** BEGIN INFORMATION SHOWN **

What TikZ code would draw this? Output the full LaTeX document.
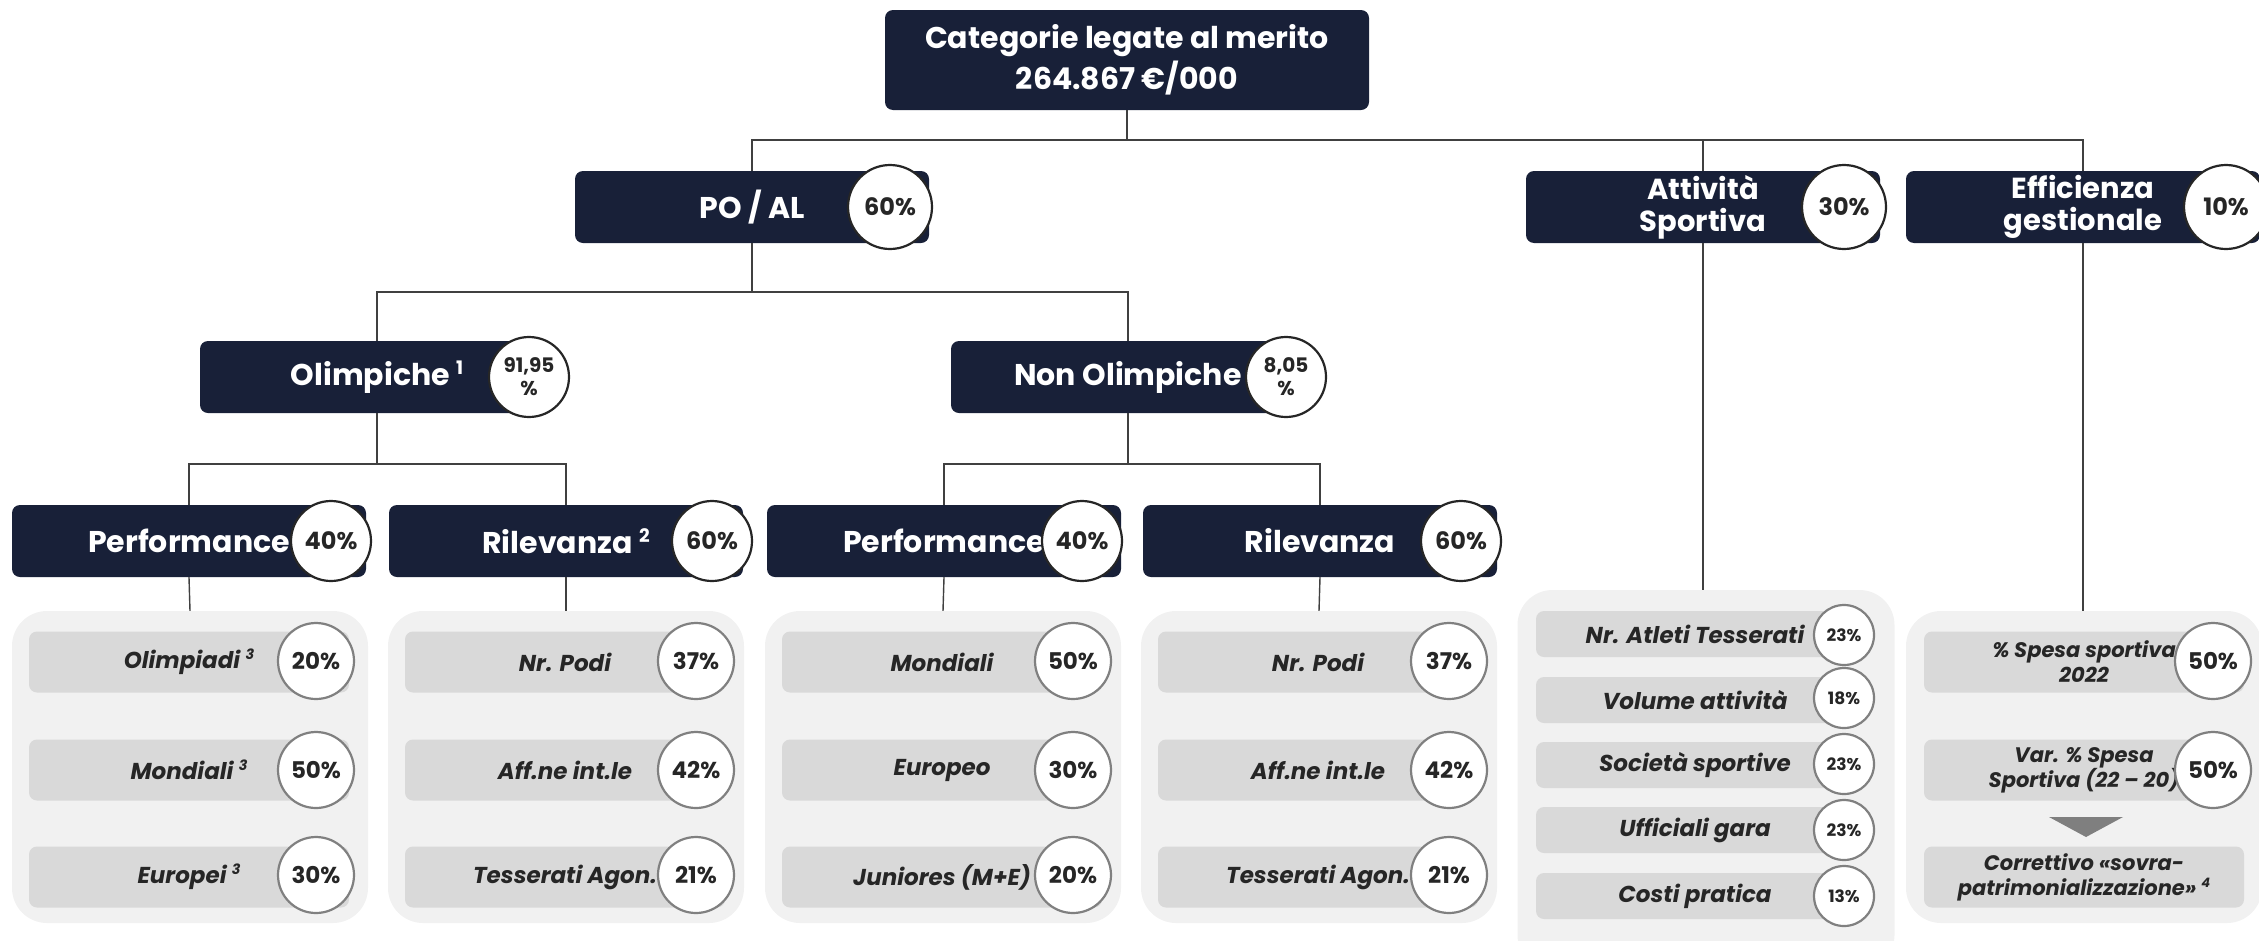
\documentclass[tikz,border=0pt]{standalone}
\usepackage{fontspec}
\setmainfont{Poppins}
\definecolor{navy}{HTML}{182038}
\definecolor{ringdark}{HTML}{262626}
\definecolor{ringgray}{HTML}{808080}
\definecolor{txtdark}{HTML}{262626}
\definecolor{panelbg}{HTML}{F1F1F1}
\definecolor{barbg}{HTML}{D9D9D9}
\definecolor{linec}{HTML}{404040}
\definecolor{arrowc}{HTML}{7F7F7F}
\newcommand\supx[1]{\ \raisebox{0.38em}{\scalebox{0.62}{#1}}}
\begin{document}
\begin{tikzpicture}[x=1pt,y=-1pt,
  hbox/.style={fill=navy, rounded corners=8pt, text=white, font=\bfseries\fontsize{30}{33}\selectfont, minimum width=354pt, minimum height=72pt, inner sep=0pt, align=center},
  pc/.style={circle, fill=white, draw=ringdark, line width=2.2pt, minimum size=82pt, inner sep=0pt, font=\bfseries\fontsize{24}{26}\selectfont, text=txtdark, align=center},
  panel/.style={fill=panelbg, rounded corners=35pt, minimum width=356pt, inner sep=0pt},
  bar/.style={fill=barbg, rounded corners=8pt, minimum height=61pt, minimum width=320pt, inner sep=0pt, font=\bfseries\itshape\fontsize{23}{27}\selectfont, text=txtdark, align=center},
  ic/.style={circle, fill=white, draw=ringgray, line width=2.2pt, minimum size=76pt, inner sep=0pt, font=\bfseries\fontsize{23}{25}\selectfont, text=txtdark},
  sbar/.style={bar, minimum height=46pt, minimum width=318pt, font=\bfseries\itshape\fontsize{23}{26}\selectfont},
  sic/.style={ic, minimum size=60pt, font=\bfseries\fontsize{17}{20}\selectfont},
  ebar/.style={bar, font=\bfseries\itshape\fontsize{21}{25}\selectfont},
  conn/.style={draw=linec, line width=1.4pt}]
\useasboundingbox (0,0) rectangle (2259,940);

\coordinate (bus0) at (1127,140);
\coordinate (bus1) at (752,292);
\coordinate (bus2) at (377,464);
\coordinate (bus3) at (1128,464);

% ---------- top ----------
\node[hbox, minimum width=484pt, minimum height=100pt, font=\bfseries\fontsize{30}{41}\selectfont] (top) at (1127,60) {Categorie legate al merito\\264.867 €/000};

% ---------- level 2 ----------
\node[hbox] (poal) at (752,207) {PO / AL};
\node[hbox, font=\bfseries\fontsize{29}{32}\selectfont] (att) at (1703,207) {Attività\\Sportiva};
\node[hbox, font=\bfseries\fontsize{29}{32}\selectfont] (eff) at (2083,207) {Efficienza\\gestionale};

% ---------- level 3 ----------
\node[hbox] (olim) at (377,377) {Olimpiche\supx{1}};
\node[hbox] (nolim) at (1128,377) {Non Olimpiche};

% ---------- level 4 ----------
\node[hbox] (perf1) at (189,541) {Performance};
\node[hbox] (ril1) at (566,541) {Rilevanza\supx{2}};
\node[hbox] (perf2) at (944,541) {Performance};
\node[hbox] (ril2) at (1320,541) {Rilevanza};

% ---------- panels ----------
\node[panel, minimum height=312pt] (p1) at (190,767) {};
\node[panel, minimum height=312pt] (p2) at (566,767) {};
\node[panel, minimum height=312pt] (p3) at (943,767) {};
\node[panel, minimum height=312pt] (p4) at (1319,767) {};
\node[panel, minimum width=377pt, minimum height=380pt] (p5) at (1706,780) {};
\node[panel, minimum height=312pt] (p6) at (2084,767) {};

% connectors
\draw[conn] (top.south) -- (bus0);
\draw[conn] (poal.north) |- (bus0);
\draw[conn] (att.north) |- (bus0);
\draw[conn] (eff.north) |- (bus0);
\draw[conn] (poal.south) -- (bus1);
\draw[conn] (olim.north) |- (bus1);
\draw[conn] (nolim.north) |- (bus1);
\draw[conn] (olim.south) -- (bus2);
\draw[conn] (perf1.north) |- (bus2);
\draw[conn] (ril1.north) |- (bus2);
\draw[conn] (nolim.south) -- (bus3);
\draw[conn] (perf2.north) |- (bus3);
\draw[conn] (ril2.north) |- (bus3);
\draw[conn] (perf1.south) -- (p1.north);
\draw[conn] (ril1.south) -- (p2.north);
\draw[conn] (perf2.south) -- (p3.north);
\draw[conn] (ril2.south) -- (p4.north);
\draw[conn] (att.south) -- (att.south |- p5.north);
\draw[conn] (eff.south) -- (eff.south |- p6.north);

% ---------- percentage circles on navy boxes ----------
\node[pc, minimum size=84pt] (cpoal) at (890,207) {60\%};
\node[pc, minimum size=84pt] (catt) at (1844,207) {30\%};
\node[pc, minimum size=84pt] (ceff) at (2226,207) {10\%};
\node[pc, minimum size=80pt, font=\bfseries\fontsize{20}{23}\selectfont] (colim) at (529,377) {91,95\\\%};
\node[pc, minimum size=80pt, font=\bfseries\fontsize{20}{23}\selectfont] (cnolim) at (1286,377) {8,05\\\%};
\node[pc, minimum size=80pt] (cperf1) at (331,541) {40\%};
\node[pc, minimum size=80pt] (cril1) at (712,541) {60\%};
\node[pc, minimum size=80pt] (cperf2) at (1082,541) {40\%};
\node[pc, minimum size=80pt] (cril2) at (1461,541) {60\%};

% ---------- panel 1 ----------
\node[bar] (a1) at (189,662) {Olimpiadi\supx{3}};
\node[bar] (a2) at (189,770) {Mondiali\supx{3}};
\node[bar] (a3) at (189,877) {Europei\supx{3}};
\node[ic] (ca1) at (316,661) {20\%};
\node[ic] (ca2) at (316,770) {50\%};
\node[ic] (ca3) at (316,875) {30\%};

% ---------- panel 2 ----------
\node[bar] (b1) at (565,662) {Nr. Podi};
\node[bar] (b2) at (565,770) {Aff.ne int.le};
\node[bar] (b3) at (565,877) {Tesserati Agon.};
\node[ic] (cb1) at (696,661) {37\%};
\node[ic] (cb2) at (696,770) {42\%};
\node[ic] (cb3) at (696,875) {21\%};

% ---------- panel 3 ----------
\node[bar] (c1) at (942,662) {Mondiali};
\node[bar] (c2) at (942,770) {Europeo};
\node[bar] (c3) at (942,877) {Juniores (M+E)};
\node[ic] (cc1) at (1073,661) {50\%};
\node[ic] (cc2) at (1073,770) {30\%};
\node[ic] (cc3) at (1073,875) {20\%};

% ---------- panel 4 ----------
\node[bar] (d1) at (1318,662) {Nr. Podi};
\node[bar] (d2) at (1318,770) {Aff.ne int.le};
\node[bar] (d3) at (1318,877) {Tesserati Agon.};
\node[ic] (cd1) at (1449,661) {37\%};
\node[ic] (cd2) at (1449,770) {42\%};
\node[ic] (cd3) at (1449,875) {21\%};

% ---------- panel 5 ----------
\node[sbar] (e1) at (1695,634) {Nr. Atleti Tesserati};
\node[sbar] (e2) at (1695,700) {Volume attività};
\node[sbar] (e3) at (1695,765) {Società sportive};
\node[sbar] (e4) at (1695,830) {Ufficiali gara};
\node[sbar] (e5) at (1695,896) {Costi pratica};
\node[sic] (ce1) at (1844,635) {23\%};
\node[sic] (ce2) at (1844,698) {18\%};
\node[sic] (ce3) at (1844,764) {23\%};
\node[sic] (ce4) at (1844,830) {23\%};
\node[sic] (ce5) at (1844,896) {13\%};

% ---------- panel 6 ----------
\node[ebar] (f1) at (2084,662) {\% Spesa sportiva\\2022};
\node[ebar] (f2) at (2084,770) {Var. \% Spesa\\Sportiva (22 – 20)};
\node[ebar] (f3) at (2084,877) {Correttivo «sovra-\\patrimonializzazione»\supx{4}};
\node[ic] (cf1) at (2213,661) {50\%};
\node[ic] (cf2) at (2213,770) {50\%};
\fill[arrowc] (2049,817) -- (2123,817) -- (2086,837) -- cycle;
\end{tikzpicture}
\end{document}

** END INFORMATION SHOWN **

Starting at the top of the listing above, reproduce each line up to and including the one with "minimum width=484pt, minimum"; omit the pictures.

What TikZ code would draw this? Output the full LaTeX document.
\documentclass[tikz,border=0pt]{standalone}
\usepackage{fontspec}
\setmainfont{Poppins}
\definecolor{navy}{HTML}{182038}
\definecolor{ringdark}{HTML}{262626}
\definecolor{ringgray}{HTML}{808080}
\definecolor{txtdark}{HTML}{262626}
\definecolor{panelbg}{HTML}{F1F1F1}
\definecolor{barbg}{HTML}{D9D9D9}
\definecolor{linec}{HTML}{404040}
\definecolor{arrowc}{HTML}{7F7F7F}
\newcommand\supx[1]{\ \raisebox{0.38em}{\scalebox{0.62}{#1}}}
\begin{document}
\begin{tikzpicture}[x=1pt,y=-1pt,
  hbox/.style={fill=navy, rounded corners=8pt, text=white, font=\bfseries\fontsize{30}{33}\selectfont, minimum width=354pt, minimum height=72pt, inner sep=0pt, align=center},
  pc/.style={circle, fill=white, draw=ringdark, line width=2.2pt, minimum size=82pt, inner sep=0pt, font=\bfseries\fontsize{24}{26}\selectfont, text=txtdark, align=center},
  panel/.style={fill=panelbg, rounded corners=35pt, minimum width=356pt, inner sep=0pt},
  bar/.style={fill=barbg, rounded corners=8pt, minimum height=61pt, minimum width=320pt, inner sep=0pt, font=\bfseries\itshape\fontsize{23}{27}\selectfont, text=txtdark, align=center},
  ic/.style={circle, fill=white, draw=ringgray, line width=2.2pt, minimum size=76pt, inner sep=0pt, font=\bfseries\fontsize{23}{25}\selectfont, text=txtdark},
  sbar/.style={bar, minimum height=46pt, minimum width=318pt, font=\bfseries\itshape\fontsize{23}{26}\selectfont},
  sic/.style={ic, minimum size=60pt, font=\bfseries\fontsize{17}{20}\selectfont},
  ebar/.style={bar, font=\bfseries\itshape\fontsize{21}{25}\selectfont},
  conn/.style={draw=linec, line width=1.4pt}]
\useasboundingbox (0,0) rectangle (2259,940);

\coordinate (bus0) at (1127,140);
\coordinate (bus1) at (752,292);
\coordinate (bus2) at (377,464);
\coordinate (bus3) at (1128,464);

% ---------- top ----------
\node[hbox, minimum width=484pt, minimum height=100pt, font=\bfseries\fontsize{30}{41}\selectfont] (top) at (1127,60) {Categorie legate al merito\\264.867 €/000};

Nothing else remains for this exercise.